Bu noktada, toplumsal cinsiyet, ırk ve sınıf gibi faktörlerin etkisiyle şekillenen bireysel duyarlılıklar, kolektif bir bilinç oluşturmanın temelini atabilir. Kadınlar ve erkekler, beyazlar ve siyahlar, zenginler ve fakirler arasında duyarlı bir toplum yaratmak için, herkesin birbirinin deneyimlerine empatik yaklaşması gerekir. Bunun yanında, daha yapısal çözüm önerileri geliştirmek için eğitim, politika ve yasalarla bu eşitsizliklere karşı somut adımlar atılmalıdır.

Sosyal Faktörler ve Duyarlılık: Sonuç ve Tartışma

Duyarlılığın toplumsal cinsiyet, ırk ve sınıfla olan ilişkisi, toplumsal yapılar ve normlarla şekillenen bir fenomendir. Kadınlar, ırksal azınlıklar ve düşük gelirli bireyler, toplumsal eşitsizliklere karşı daha duyarlı hale gelirken, erkekler ve daha ayrıcalıklı kesimler çözüm odaklı bir yaklaşım benimseyebilir. Ancak bu duyarlılığın herkes için erişilebilir ve etkili olabilmesi için toplumsal yapıları değiştirecek kolektif bir yaklaşım benimsenmelidir.

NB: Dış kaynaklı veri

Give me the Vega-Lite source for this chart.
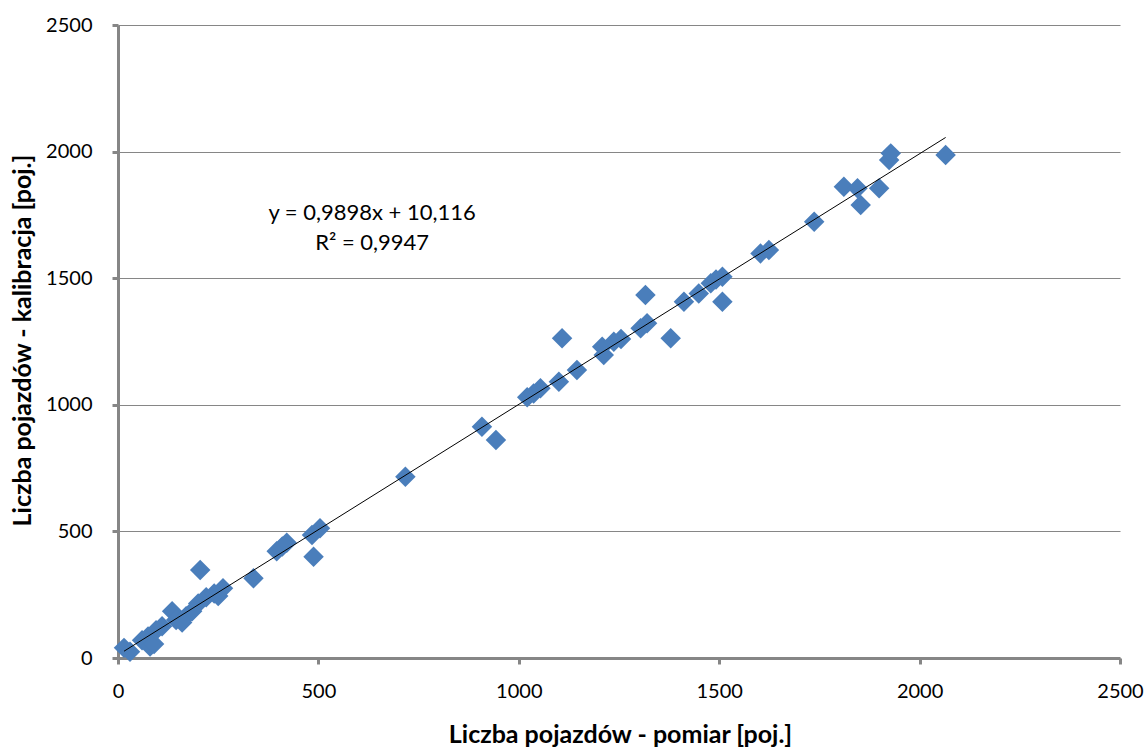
{
  "$schema": "https://vega.github.io/schema/vega-lite/v6.json",
  "autosize": "none",
  "padding": {"left": 118, "top": 25, "right": 28, "bottom": 89},
  "width": 1002,
  "height": 633,
  "background": "white",
  "config": {"view": {"stroke": null}, "font": "Lato"},
  "datasets": {
    "pts": [
      {"x": 15, "y": 40}, {"x": 30, "y": 25}, {"x": 60, "y": 70}, {"x": 75, "y": 85},
      {"x": 80, "y": 45}, {"x": 90, "y": 55}, {"x": 95, "y": 110}, {"x": 110, "y": 125},
      {"x": 135, "y": 185}, {"x": 145, "y": 150}, {"x": 160, "y": 140}, {"x": 170, "y": 165},
      {"x": 185, "y": 185}, {"x": 205, "y": 348}, {"x": 200, "y": 215}, {"x": 220, "y": 240},
      {"x": 240, "y": 255}, {"x": 250, "y": 245}, {"x": 262, "y": 275}, {"x": 338, "y": 315},
      {"x": 396, "y": 422}, {"x": 410, "y": 440}, {"x": 421, "y": 455}, {"x": 488, "y": 400},
      {"x": 484, "y": 486}, {"x": 504, "y": 512}, {"x": 717, "y": 716}, {"x": 908, "y": 913},
      {"x": 943, "y": 861}, {"x": 1021, "y": 1030}, {"x": 1037, "y": 1045}, {"x": 1054, "y": 1065},
      {"x": 1100, "y": 1091}, {"x": 1108, "y": 1263}, {"x": 1145, "y": 1137}, {"x": 1208, "y": 1229},
      {"x": 1212, "y": 1197}, {"x": 1237, "y": 1249}, {"x": 1255, "y": 1260}, {"x": 1304, "y": 1302},
      {"x": 1320, "y": 1322}, {"x": 1316, "y": 1434}, {"x": 1379, "y": 1263}, {"x": 1412, "y": 1407},
      {"x": 1449, "y": 1440}, {"x": 1479, "y": 1480}, {"x": 1492, "y": 1495}, {"x": 1508, "y": 1506},
      {"x": 1508, "y": 1407}, {"x": 1603, "y": 1598}, {"x": 1624, "y": 1611}, {"x": 1737, "y": 1723},
      {"x": 1811, "y": 1861}, {"x": 1845, "y": 1855}, {"x": 1853, "y": 1789}, {"x": 1899, "y": 1855},
      {"x": 1924, "y": 1967}, {"x": 1928, "y": 1993}, {"x": 2065, "y": 1987}
    ],
    "eq": [
      {"x": 634, "y": 1757, "t": "y = 0,9898x + 10,116"},
      {"x": 634, "y": 1639, "t": "R² = 0,9947"}
    ]
  },
  "layer": [
    {
      "data": {"name": "pts"},
      "mark": {"type": "point", "shape": "diamond", "filled": true, "size": 420, "color": "#4A7EBB", "opacity": 1},
      "encoding": {
        "x": {
          "field": "x", "type": "quantitative",
          "scale": {"domain": [0, 2500], "nice": false, "zero": true},
          "axis": {
            "values": [0, 500, 1000, 1500, 2000, 2500],
            "format": "d",
            "grid": false,
            "domainColor": "#868686", "domainWidth": 3,
            "tickColor": "#868686", "tickWidth": 3, "tickSize": 6,
            "labelFont": "Lato", "labelFontSize": 20, "labelColor": "#000000", "labelPadding": 17,
            "labelFlush": false,
            "title": "Liczba pojazdów - pomiar [poj.]",
            "titleFont": "Lato", "titleFontSize": 25, "titleFontWeight": "bold", "titleColor": "#000000",
            "titleX": 502, "titleY": 76, "titleAlign": "center", "titleBaseline": "middle"
          }
        },
        "y": {
          "field": "y", "type": "quantitative",
          "scale": {"domain": [0, 2500], "nice": false, "zero": true},
          "axis": {
            "values": [0, 500, 1000, 1500, 2000, 2500],
            "format": "d",
            "grid": true, "gridColor": "#868686", "gridWidth": 1,
            "domainColor": "#868686", "domainWidth": 3,
            "tickColor": "#868686", "tickWidth": 3, "tickSize": 6,
            "labelFont": "Lato", "labelFontSize": 20, "labelColor": "#000000", "labelPadding": 20,
            "labelFlush": false,
            "title": "Liczba pojazdów - kalibracja [poj.]",
            "titleFont": "Lato", "titleFontSize": 25, "titleFontWeight": "bold", "titleColor": "#000000",
            "titleX": -96, "titleY": 315, "titleAngle": -90, "titleAlign": "center", "titleBaseline": "middle"
          }
        }
      }
    },
    {
      "data": {"name": "pts"},
      "transform": [{"regression": "y", "on": "x"}],
      "mark": {"type": "line", "color": "#000000", "strokeWidth": 1},
      "encoding": {
        "x": {"field": "x", "type": "quantitative"},
        "y": {"field": "y", "type": "quantitative"}
      }
    },
    {
      "data": {"name": "eq"},
      "mark": {"type": "text", "font": "Lato", "fontSize": 22, "color": "#000000", "align": "center", "baseline": "middle"},
      "encoding": {
        "x": {"field": "x", "type": "quantitative"},
        "y": {"field": "y", "type": "quantitative"},
        "text": {"field": "t"}
      }
    }
  ]
}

Sizce toplumsal duyarlılığın gelişmesi için bireysel farkındalık mı yoksa yapısal değişiklikler mi daha etkili olur? Hangi sosyal faktörler sizce en fazla duyarlılık gerektiriyor?

Bu sorular, toplumsal değişimin yönünü şekillendiren kritik noktalardır.